__Raw data__
____
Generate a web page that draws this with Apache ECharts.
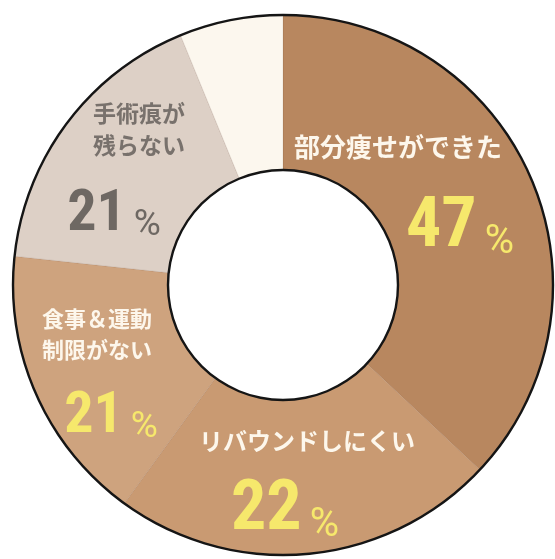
<!DOCTYPE html>
<html>
<head>
<meta charset="utf-8">
<script src="https://cdn.jsdelivr.net/npm/echarts@6/dist/echarts.min.js"></script>
<style>
html,body{margin:0;padding:0;background:#ffffff;}
#main{width:555px;height:559px;}
</style>
</head>
<body>
<div id="main"></div>
<script>
// ---- data ----
const CATEGORIES = ['部分痩せができた', 'リバウンドしにくい', '食事＆運動\n制限がない', '手術痕が\n残らない', 'その他'];
const SLICE_SHARE = [37, 23, 16.7, 17.1, 6.2];      // visual share of the ring
const PERCENT_LABELS = [47, 22, 21, 21, null];      // printed percentages

// ---- styles / layout ----
const SLICE_COLORS = ['#b8875f', '#c99a72', '#cea37e', '#ddd0c6', '#fcf7ee'];
const NAME_COLORS = ['#fdf7ec', '#fdf7ec', '#fdf7ec', '#78716c', null];
const VALUE_COLORS = ['#f6e86c', '#f6e86c', '#f6e86c', '#6e6863', null];
const NAME_SIZES = [26, 24, 22, 23, null];
const NAME_LINE_H = [32, 32, 31, 32, null];
const VALUE_SIZES = [70, 70, 58, 58, null];
const PCT_SIZES = [40, 40, 37, 37, null];
const NAME_POS = [[398, 147], [307, 441], [97, 334], [139, 129]];
const VALUE_POS = [[460, 228], [285, 511], [111, 417], [114, 215]];
const CENTER = [283, 285];

const NUM_FONT = "'Liberation Sans Narrow','Roboto Condensed','Roboto',sans-serif";
const JP_FONT = "'Noto Sans CJK JP','Noto Sans',sans-serif";

const nameData = CATEGORIES.map((c, i) => ({
  name: c,
  value: SLICE_SHARE[i],
  itemStyle: { color: SLICE_COLORS[i] },
  label: PERCENT_LABELS[i] === null ? { show: false } : {
    show: true,
    color: NAME_COLORS[i],
    fontSize: NAME_SIZES[i],
    lineHeight: NAME_LINE_H[i]
  }
}));

const valueData = CATEGORIES.map((c, i) => ({
  name: c,
  value: SLICE_SHARE[i],
  itemStyle: { color: 'rgba(0,0,0,0)' },
  label: PERCENT_LABELS[i] === null ? { show: false } : {
    show: true,
    formatter: '{v|' + PERCENT_LABELS[i] + '}{p|%}',
    rich: {
      v: { fontFamily: NUM_FONT, fontWeight: 'bold', fontSize: VALUE_SIZES[i], lineHeight: VALUE_SIZES[i], color: VALUE_COLORS[i] },
      p: { fontFamily: 'Roboto', fontWeight: 'normal', fontSize: PCT_SIZES[i], lineHeight: Math.round(PCT_SIZES[i] * 1.05), color: VALUE_COLORS[i], verticalAlign: 'bottom', padding: [0, 0, 0, 8] }
    }
  }
}));

const chart = echarts.init(document.getElementById('main'));
chart.setOption({
  animation: false,
  backgroundColor: '#ffffff',
  series: [
    {
      type: 'pie',
      center: CENTER,
      radius: [115, 270],
      startAngle: 90,
      clockwise: true,
      silent: true,
      data: nameData,
      itemStyle: { borderColor: 'rgba(90,60,40,0.18)', borderWidth: 0.6 },
      label: { position: 'inside', formatter: '{b}', fontFamily: JP_FONT, fontWeight: 'bold' },
      labelLine: { show: false },
      labelLayout: p => {
        const pos = NAME_POS[p.dataIndex];
        return pos ? { x: pos[0], y: pos[1], align: 'center', verticalAlign: 'middle' } : {};
      },
      z: 2
    },
    {
      type: 'pie',
      center: CENTER,
      radius: [115, 270],
      startAngle: 90,
      clockwise: true,
      silent: true,
      data: valueData,
      label: { position: 'inside' },
      labelLine: { show: false },
      labelLayout: p => {
        const pos = VALUE_POS[p.dataIndex];
        return pos ? { x: pos[0], y: pos[1], align: 'center', verticalAlign: 'middle' } : {};
      },
      z: 3
    },
    {
      type: 'pie',
      center: CENTER,
      radius: [268.8, 271.2],
      silent: true,
      data: [{ value: 1, itemStyle: { color: '#151515' } }],
      label: { show: false },
      labelLine: { show: false },
      z: 4
    },
    {
      type: 'pie',
      center: CENTER,
      radius: [113.8, 116.2],
      silent: true,
      data: [{ value: 1, itemStyle: { color: '#151515' } }],
      label: { show: false },
      labelLine: { show: false },
      z: 4
    }
  ]
});
</script>
</body>
</html>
____
__Problem statement__
Every line should be retyped exactly, with the pictures omitted.

__The response__
Generate a web page that draws this with Apache ECharts.
<!DOCTYPE html>
<html>
<head>
<meta charset="utf-8">
<script src="https://cdn.jsdelivr.net/npm/echarts@6/dist/echarts.min.js"></script>
<style>
html,body{margin:0;padding:0;background:#ffffff;}
#main{width:555px;height:559px;}
</style>
</head>
<body>
<div id="main"></div>
<script>
// ---- data ----
const CATEGORIES = ['部分痩せができた', 'リバウンドしにくい', '食事＆運動\n制限がない', '手術痕が\n残らない', 'その他'];
const SLICE_SHARE = [37, 23, 16.7, 17.1, 6.2];      // visual share of the ring
const PERCENT_LABELS = [47, 22, 21, 21, null];      // printed percentages

// ---- styles / layout ----
const SLICE_COLORS = ['#b8875f', '#c99a72', '#cea37e', '#ddd0c6', '#fcf7ee'];
const NAME_COLORS = ['#fdf7ec', '#fdf7ec', '#fdf7ec', '#78716c', null];
const VALUE_COLORS = ['#f6e86c', '#f6e86c', '#f6e86c', '#6e6863', null];
const NAME_SIZES = [26, 24, 22, 23, null];
const NAME_LINE_H = [32, 32, 31, 32, null];
const VALUE_SIZES = [70, 70, 58, 58, null];
const PCT_SIZES = [40, 40, 37, 37, null];
const NAME_POS = [[398, 147], [307, 441], [97, 334], [139, 129]];
const VALUE_POS = [[460, 228], [285, 511], [111, 417], [114, 215]];
const CENTER = [283, 285];

const NUM_FONT = "'Liberation Sans Narrow','Roboto Condensed','Roboto',sans-serif";
const JP_FONT = "'Noto Sans CJK JP','Noto Sans',sans-serif";

const nameData = CATEGORIES.map((c, i) => ({
  name: c,
  value: SLICE_SHARE[i],
  itemStyle: { color: SLICE_COLORS[i] },
  label: PERCENT_LABELS[i] === null ? { show: false } : {
    show: true,
    color: NAME_COLORS[i],
    fontSize: NAME_SIZES[i],
    lineHeight: NAME_LINE_H[i]
  }
}));

const valueData = CATEGORIES.map((c, i) => ({
  name: c,
  value: SLICE_SHARE[i],
  itemStyle: { color: 'rgba(0,0,0,0)' },
  label: PERCENT_LABELS[i] === null ? { show: false } : {
    show: true,
    formatter: '{v|' + PERCENT_LABELS[i] + '}{p|%}',
    rich: {
      v: { fontFamily: NUM_FONT, fontWeight: 'bold', fontSize: VALUE_SIZES[i], lineHeight: VALUE_SIZES[i], color: VALUE_COLORS[i] },
      p: { fontFamily: 'Roboto', fontWeight: 'normal', fontSize: PCT_SIZES[i], lineHeight: Math.round(PCT_SIZES[i] * 1.05), color: VALUE_COLORS[i], verticalAlign: 'bottom', padding: [0, 0, 0, 8] }
    }
  }
}));

const chart = echarts.init(document.getElementById('main'));
chart.setOption({
  animation: false,
  backgroundColor: '#ffffff',
  series: [
    {
      type: 'pie',
      center: CENTER,
      radius: [115, 270],
      startAngle: 90,
      clockwise: true,
      silent: true,
      data: nameData,
      itemStyle: { borderColor: 'rgba(90,60,40,0.18)', borderWidth: 0.6 },
      label: { position: 'inside', formatter: '{b}', fontFamily: JP_FONT, fontWeight: 'bold' },
      labelLine: { show: false },
      labelLayout: p => {
        const pos = NAME_POS[p.dataIndex];
        return pos ? { x: pos[0], y: pos[1], align: 'center', verticalAlign: 'middle' } : {};
      },
      z: 2
    },
    {
      type: 'pie',
      center: CENTER,
      radius: [115, 270],
      startAngle: 90,
      clockwise: true,
      silent: true,
      data: valueData,
      label: { position: 'inside' },
      labelLine: { show: false },
      labelLayout: p => {
        const pos = VALUE_POS[p.dataIndex];
        return pos ? { x: pos[0], y: pos[1], align: 'center', verticalAlign: 'middle' } : {};
      },
      z: 3
    },
    {
      type: 'pie',
      center: CENTER,
      radius: [268.8, 271.2],
      silent: true,
      data: [{ value: 1, itemStyle: { color: '#151515' } }],
      label: { show: false },
      labelLine: { show: false },
      z: 4
    },
    {
      type: 'pie',
      center: CENTER,
      radius: [113.8, 116.2],
      silent: true,
      data: [{ value: 1, itemStyle: { color: '#151515' } }],
      label: { show: false },
      labelLine: { show: false },
      z: 4
    }
  ]
});
</script>
</body>
</html>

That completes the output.